Invero, la natura ricognitiva dell’atto di quietanza è stato riconosciuto, seppure nella corrispondenza intercorsa tra le parti emergeva la stipula del contratto di vendita da effettuarsi successivamente, “in quanto le parti nell'ambito della propria autonomia negoziale in realtà avevano deciso di non far rivestire della forma pubblica il contratto di cessione dei titoli”. Invero, una volta esercitata l’opzione di effettuare la cessione delle quote non con atto pubblico o scrittura privata autenticata, le parti subiscono i conseguenti effetti fiscali, ossia la tassazione autonoma della quietanza, in quanto inserita in un atto in cui non risultavano essere contenute le disposizioni relative alla cessione del bene ai sensi del menzionato articolo 21, comma 3, della legge di registro del 1986.
 
Non si riscontrano precedenti negli esatti termini, ma la Corte regolatrice del diritto, con la sentenza 12 novembre 2014, n. 24197, aveva affermato che la scrittura privata non autenticata di ricognizione di debito deve considerarsi, ai fini dell’applicazione dell’imposta di registro, un atto avente contenuto patrimoniale tassato in misura proporzionale, ai sensi della disposizione residuale di cui all’articolo 9 della Tariffa, parte prima, del citato Dpr n. 131.

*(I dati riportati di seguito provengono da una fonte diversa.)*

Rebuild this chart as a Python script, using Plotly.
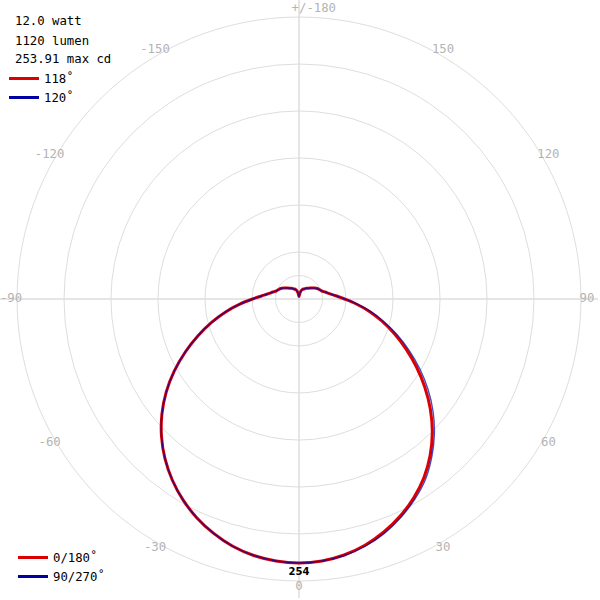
import plotly.graph_objects as go

# ---- data (candela) ----
# angles measured from nadir (0 = straight down), 5 degree steps 0..180
step_angles = list(range(0, 185, 5))

# C0/180 plane: C180 side (negative angles) and C0 side (positive angles)
red_c180 = [254.0, 253.0, 250.6, 246.3, 240.0, 232.4, 223.2, 212.6, 200.6, 187.1,
            172.2, 155.9, 138.5, 120.7, 103.4, 87.1, 71.7, 57.2, 44.7, 35.6,
            29.8, 26.0, 23.1, 21.6, 20.2, 18.3, 16.4, 14.9, 13.5, 12.5,
            11.5, 10.6, 9.6, 8.3, 6.3, 3.8, 2.4]
red_c0 = [254.0, 253.0, 250.1, 245.3, 238.6, 230.4, 220.8, 209.7, 196.3, 181.4,
          165.0, 147.7, 130.4, 113.5, 97.7, 82.7, 68.8, 55.3, 43.8, 35.6,
          29.8, 26.0, 23.1, 21.6, 20.2, 18.3, 16.4, 14.9, 13.5, 12.5,
          11.5, 10.6, 9.6, 8.3, 6.3, 3.8, 2.4]
# C90/270 plane
blue_c270 = [254.0, 253.0, 250.6, 246.3, 240.0, 232.4, 223.2, 212.6, 200.6, 187.1,
             172.2, 155.9, 138.5, 120.7, 103.4, 87.1, 71.7, 57.2, 44.7, 35.6,
             29.8, 26.0, 23.1, 21.6, 20.2, 18.3, 16.4, 14.9, 13.5, 12.5,
             11.5, 10.6, 9.6, 8.3, 6.3, 3.8, 2.4]
blue_c90 = [254.0, 253.0, 250.6, 246.3, 240.0, 231.9, 222.7, 212.1, 198.7, 184.2,
            168.4, 151.5, 134.2, 116.9, 100.5, 84.7, 70.2, 56.3, 44.3, 35.6,
            29.8, 26.0, 23.1, 21.6, 20.2, 18.3, 16.4, 14.9, 13.5, 12.5,
            11.5, 10.6, 9.6, 8.3, 6.3, 3.8, 2.4]

max_cd = 254
ring_values = [22.6, 45.2, 90.4, 135.7, 180.9, 226.1, 271.3]
angle_ticks = [0, 30, 60, 90, 120, 150, 180, -150, -120, -90, -60, -30]
angle_labels = ["0", "30", "60", "90", "120", "150", "+/-180",
                "-150", "-120", "-90", "-60", "-30"]
info_lines = ["12.0 watt", "1120 lumen", "253.91 max cd"]
beam_names = ["118˚", "120˚"]
plane_names = ["0/180˚", "90/270˚"]

# ---- geometry / style ----
W = H = 600
RADIAL_MAX = 287.7
LABEL_R = 277.1
TOP_LABEL_R = 273.0
MAX_LABEL_PAD = 4

RED = "rgb(220,0,0)"
BLUE = "rgb(0,0,165)"
MONO = "DejaVu Sans Mono"
FS = 12.3


def full_curve(neg_side, pos_side):
    th = [-a for a in step_angles[::-1]] + step_angles[1:]
    r = neg_side[::-1] + pos_side[1:]
    return th, r


fig = go.Figure()

th_r, r_r = full_curve(red_c180, red_c0)
th_b, r_b = full_curve(blue_c270, blue_c90)

fig.add_trace(go.Scatterpolar(r=r_r, theta=th_r, mode="lines",
                              line=dict(color=RED, width=3, shape="spline", smoothing=1),
                              showlegend=False, name="0/180"))
fig.add_trace(go.Scatterpolar(r=r_b, theta=th_b, mode="lines",
                              line=dict(color=BLUE, width=1.4, shape="spline", smoothing=1),
                              opacity=0.7, showlegend=False, name="90/270"))

# legend entries
for nm, col, lg in [(beam_names[0], RED, "legend"), (beam_names[1], BLUE, "legend"),
                    (plane_names[0], RED, "legend2"), (plane_names[1], BLUE, "legend2")]:
    fig.add_trace(go.Scatterpolar(r=[None], theta=[None], mode="lines",
                                  line=dict(color=col, width=3),
                                  name=nm, legend=lg))

# angle labels
positions = ["middle center"] * len(angle_ticks)
positions[6] = "top center"
radii = [LABEL_R] * len(angle_ticks)
radii[6] = TOP_LABEL_R
shown = list(angle_labels)
shown[6] = "\u00a0\u00a0\u00a0\u00a0" + angle_labels[6]
fig.add_trace(go.Scatterpolar(r=radii, theta=angle_ticks,
                              mode="text", text=shown,
                              textposition=positions, cliponaxis=False,
                              textfont=dict(family=MONO, size=FS, color="#b4b4b4"),
                              showlegend=False, hoverinfo="skip"))
# max value label
fig.add_trace(go.Scatterpolar(r=[max_cd + MAX_LABEL_PAD], theta=[0], mode="text",
                              text=["<b>%d</b>" % max_cd],
                              textposition="bottom center", cliponaxis=False,
                              textfont=dict(family="DejaVu Sans", size=10, color="black"),
                              showlegend=False, hoverinfo="skip"))

annotations = []
for i, line in enumerate(info_lines):
    y_px = [20.7, 40.7, 59.3][i]
    annotations.append(dict(text=line, xref="paper", yref="paper",
                            x=13 / W, y=1 - y_px / H, xanchor="left", yanchor="middle",
                            showarrow=False,
                            font=dict(family=MONO, size=FS, color="black")))

fig.update_layout(
    width=W, height=H,
    margin=dict(l=0, r=0, t=0, b=0),
    paper_bgcolor="white",
    annotations=annotations,
    polar=dict(
        domain=dict(x=[0, 598 / W], y=[2 / H, 1]),
        bgcolor="white",
        radialaxis=dict(range=[0, RADIAL_MAX], tickvals=ring_values,
                        showticklabels=False, ticks="", showline=False,
                        gridcolor="#dedede", gridwidth=1),
        angularaxis=dict(rotation=-90, direction="counterclockwise",
                         tickvals=[0, 90, 180, 270], showticklabels=False,
                         ticks="", showline=False,
                         gridcolor="#cccccc", gridwidth=1),
    ),
    legend=dict(x=4 / W, y=1 - 64 / H, xanchor="left", yanchor="top",
                bgcolor="rgba(0,0,0,0)",
                font=dict(family=MONO, size=FS, color="black"),
                tracegroupgap=0, itemwidth=30),
    legend2=dict(x=13 / W, y=1 - 591 / H, xanchor="left", yanchor="bottom",
                 bgcolor="rgba(0,0,0,0)",
                 font=dict(family=MONO, size=FS, color="black"),
                 tracegroupgap=0, itemwidth=30),
    showlegend=True,
)

# remove the default 8px page margin so the figure sits at the window origin
fig.write_html("out.html", config={"displayModeBar": False},
               post_script="document.body.style.margin='0px';")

Ne consegue che, proprio in quanto scrittura privata non autenticata avente a oggetto prestazioni a contenuto patrimoniale, la stessa va registrata in termine fisso e non in caso d’uso perché, a norma dell’articolo 5 del Dpr n. 131/1986, devono registrarsi in termine fisso gli atti indicati nella prima parte della Tariffa allegata al Dpr della legge di registro e unicamente in caso d’uso quelli riportati nella parte seconda.
Peraltro, con la pronuncia 28 maggio 2007, n. 12432, la Corte suprema ha ritenuto che non sempre una ricognizione di debito rimanda (implicitamente o esplicitamente) all’esistenza dell'atto costitutivo di un sottostante rapporto patrimoniale, né sempre, sulla base degli elementi desumibili dalla predetta ricognizione, tale atto costitutivo è individuabile al fine di verificare se per esso è stata o meno già versata l'imposta dovuta.